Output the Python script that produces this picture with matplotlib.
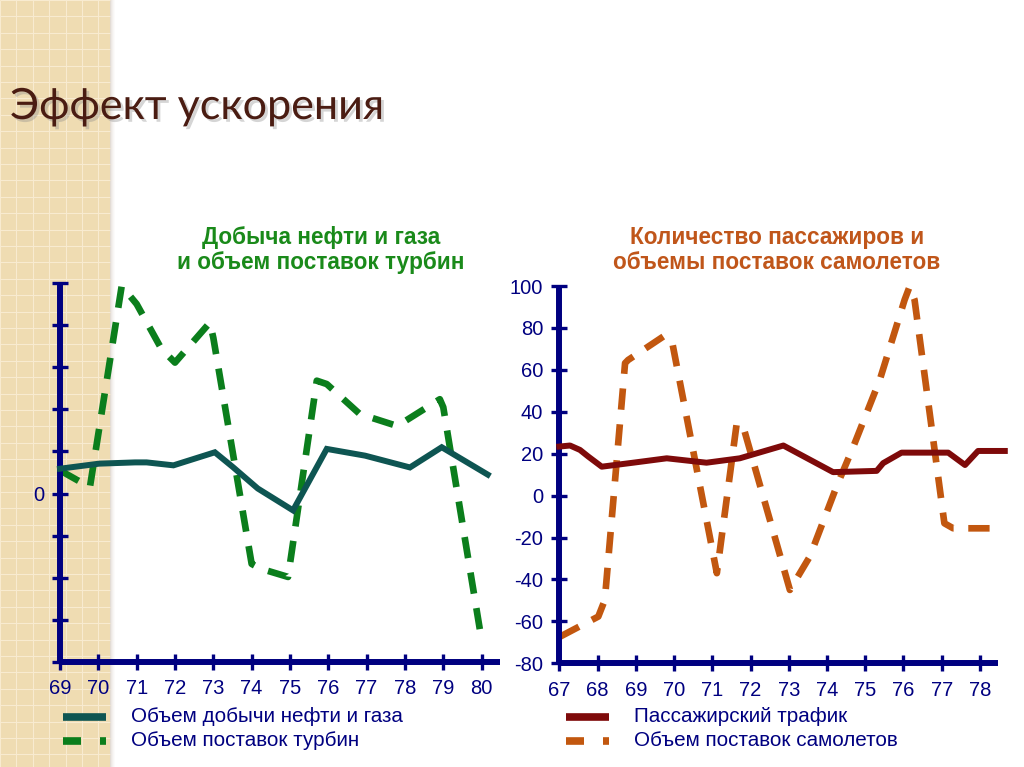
import matplotlib
matplotlib.use("Agg")
import matplotlib.pyplot as plt
import matplotlib.patheffects as pe
from matplotlib.patches import Rectangle
from matplotlib.lines import Line2D

# ---------------- data ----------------
oil_x = [69.0, 70.02, 70.96, 71.26, 71.96, 73.04, 73.51, 74.16, 75.08, 75.96, 76.96, 78.13, 78.96, 80.16]
oil_y = [5.9, 7.1, 7.4, 7.4, 6.7, 9.8, 6.3, 1.2, -4.0, 10.6, 9.0, 6.2, 11.0, 4.5]

turb_x = [69.0, 69.78, 70.61, 71.0, 71.65, 72.0, 72.91, 73.0, 74.0, 74.22, 74.95, 75.7, 75.96,
          76.82, 77.78, 77.95, 78.91, 79.0, 80.0]
turb_y = [5.5, 1.5, 49.3, 45.0, 34.3, 31.1, 40.6, 37.0, -16.7, -17.8, -19.8, 26.8, 26.0,
          18.9, 16.1, 16.9, 22.4, 20.5, -34.8]

pass_x = [67.0, 67.28, 67.54, 67.76, 68.11, 68.93, 69.81, 70.85, 71.72, 72.86, 74.16, 75.30,
          75.47, 75.95, 77.17, 77.61, 77.95, 78.65]
pass_y = [23.4, 23.9, 21.8, 18.6, 13.8, 15.7, 17.8, 15.7, 17.8, 23.9, 11.2, 11.8,
          15.5, 20.5, 20.5, 14.6, 21.3, 21.3]

plane_x = [67.02, 68.02, 68.19, 68.72, 68.80, 69.72, 69.94, 71.12, 71.64, 71.81, 73.03, 73.55,
           74.25, 74.69, 75.38, 76.03, 76.16, 76.29, 77.07, 77.30, 78.0, 78.52]
plane_y = [-67.3, -57.7, -49.8, 63.2, 64.7, 75.9, 74.3, -37.0, 34.5, 32.9, -45.0, -29.1,
           4.3, 23.4, 55.2, 93.4, 99.7, 93.4, -13.2, -15.6, -15.6, -15.6]

left_years = list(range(69, 81))
left_year_labels = [str(y) for y in left_years]
right_years = list(range(67, 79))
right_year_labels = [str(y) for y in right_years]
left_yticks = list(range(-40, 51, 10))
right_yticks = list(range(-80, 101, 20))

title = "Эффект ускорения"
left_title = "Добыча нефти и газа\nи объем поставок турбин"
right_title = "Количество пассажиров и\nобъемы поставок самолетов"
left_legend = ["Объем добычи нефти и газа", "Объем поставок турбин"]
right_legend = ["Пассажирский трафик", "Объем поставок самолетов"]

NAVY = "#000080"
C_OIL = "#0E5552"
C_TURB = "#0B7E1C"
C_PASS = "#7E0A0A"
C_PLANE = "#C2570F"

plt.rcParams['font.family'] = ['Liberation Sans', 'DejaVu Sans']
plt.rcParams['axes.unicode_minus'] = False

fig = plt.figure(figsize=(10.24, 7.67), dpi=100)
fig.patch.set_facecolor("white")

# ---------------- background strip ----------------
bg = fig.add_axes([0, 0, 1, 1], zorder=-10)
bg.set_xlim(0, 1024)
bg.set_ylim(767, 0)
bg.axis("off")
bg.add_patch(Rectangle((0, 0), 110, 767, facecolor="#EFDCB2", edgecolor="none"))
k = 0.0
while k < 110:
    bg.plot([k, k], [0, 767], color="#F8EBD0", lw=0.8, solid_capstyle="butt")
    k += 16.4
k = 0.0
while k < 767:
    bg.plot([0, 110], [k, k], color="#F8EBD0", lw=0.8, solid_capstyle="butt")
    k += 16.4
for i, a in enumerate([0.22, 0.14, 0.09, 0.05, 0.025]):
    bg.add_patch(Rectangle((110 + i, 0), 1, 767, facecolor="#806040", alpha=a, edgecolor="none"))

fig.text(10 / 1024, 1 - 107 / 767, title, fontsize=31, family=["Lato", "DejaVu Sans"],
         color="#4A1C12", va="center", ha="left",
         path_effects=[pe.withSimplePatchShadow(offset=(2, -2), shadow_rgbFace="#888888", alpha=0.35)])


def style_axes(ax, xlim, ylim, xticks, xlabels, yticks):
    ax.set_xlim(*xlim)
    ax.set_ylim(*ylim)
    ax.patch.set_alpha(0)
    for s in ["top", "right"]:
        ax.spines[s].set_visible(False)
    for s in ["left", "bottom"]:
        ax.spines[s].set_color(NAVY)
        ax.spines[s].set_linewidth(4.3)
        ax.spines[s].set_capstyle("butt")
    ax.set_xticks(xticks)
    ax.set_xticklabels(xlabels)
    ax.set_yticks(yticks)
    ax.tick_params(axis="both", direction="inout", length=11, width=2.4, color=NAVY,
                   labelcolor=NAVY, labelsize=14.5)
    ax.tick_params(axis="x", pad=7)
    ax.tick_params(axis="y", pad=6)


# ---------------- left chart ----------------
axL = fig.add_axes([60 / 1024, 105 / 767, 440 / 1024, 379 / 767])
style_axes(axL, (69, 80.48), (-40, 50), left_years, left_year_labels, left_yticks)
axL.set_yticklabels(["0" if v == 0 else "" for v in left_yticks])
axL.plot(oil_x, oil_y, color=C_OIL, lw=4.3, clip_on=False, solid_joinstyle="miter", zorder=3)
lt, = axL.plot(turb_x, turb_y, color=C_TURB, lw=4.8, clip_on=False, zorder=2)
lt.set_dashes((3.2, 2.2))
fig.text(321 / 1024, 1 - 250 / 767, left_title, ha="center", va="center", fontsize=16.3,
         fontweight="bold", color="#1A8A1A", linespacing=1.1)

# ---------------- right chart ----------------
axR = fig.add_axes([559.3 / 1024, 103.7 / 767, 439 / 1024, 377.3 / 767])
style_axes(axR, (67, 78.48), (-80, 100), right_years, right_year_labels, right_yticks)
axR.plot(pass_x, pass_y, color=C_PASS, lw=4.3, clip_on=False, zorder=3)
lp, = axR.plot(plane_x, plane_y, color=C_PLANE, lw=4.8, clip_on=False, zorder=2)
lp.set_dashes((3.2, 2.2))
fig.text(777 / 1024, 1 - 250 / 767, right_title, ha="center", va="center", fontsize=16.3,
         fontweight="bold", color="#C0561A", linespacing=1.1)

# ---------------- legends ----------------
def legend_entry(x0, y, color, dashed, label):
    yf = 1 - y / 767
    if dashed:
        fig.add_artist(Line2D([x0 / 1024, (x0 + 18) / 1024], [yf, yf], color=color, lw=5.5,
                              solid_capstyle="butt"))
        fig.add_artist(Line2D([(x0 + 37) / 1024, (x0 + 43) / 1024], [yf, yf], color=color, lw=5.5,
                              solid_capstyle="butt"))
    else:
        fig.add_artist(Line2D([x0 / 1024, (x0 + 43) / 1024], [yf, yf], color=color, lw=5.5,
                              solid_capstyle="butt"))
    fig.text((x0 + 68) / 1024, yf, label, ha="left", va="center", fontsize=14.9, color=NAVY)


legend_entry(63, 717, C_OIL, False, left_legend[0])
legend_entry(63, 741, C_TURB, True, left_legend[1])
legend_entry(566, 717, C_PASS, False, right_legend[0])
legend_entry(566, 741, C_PLANE, True, right_legend[1])

fig.savefig("out.png", dpi=100)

**********

Set exercise :: Leave out the pictures and repeat the lines from the start of the material through the line with "6.2, 11.0, 4.5]", inclusive.

The output ::
Output the Python script that produces this picture with matplotlib.
import matplotlib
matplotlib.use("Agg")
import matplotlib.pyplot as plt
import matplotlib.patheffects as pe
from matplotlib.patches import Rectangle
from matplotlib.lines import Line2D

# ---------------- data ----------------
oil_x = [69.0, 70.02, 70.96, 71.26, 71.96, 73.04, 73.51, 74.16, 75.08, 75.96, 76.96, 78.13, 78.96, 80.16]
oil_y = [5.9, 7.1, 7.4, 7.4, 6.7, 9.8, 6.3, 1.2, -4.0, 10.6, 9.0, 6.2, 11.0, 4.5]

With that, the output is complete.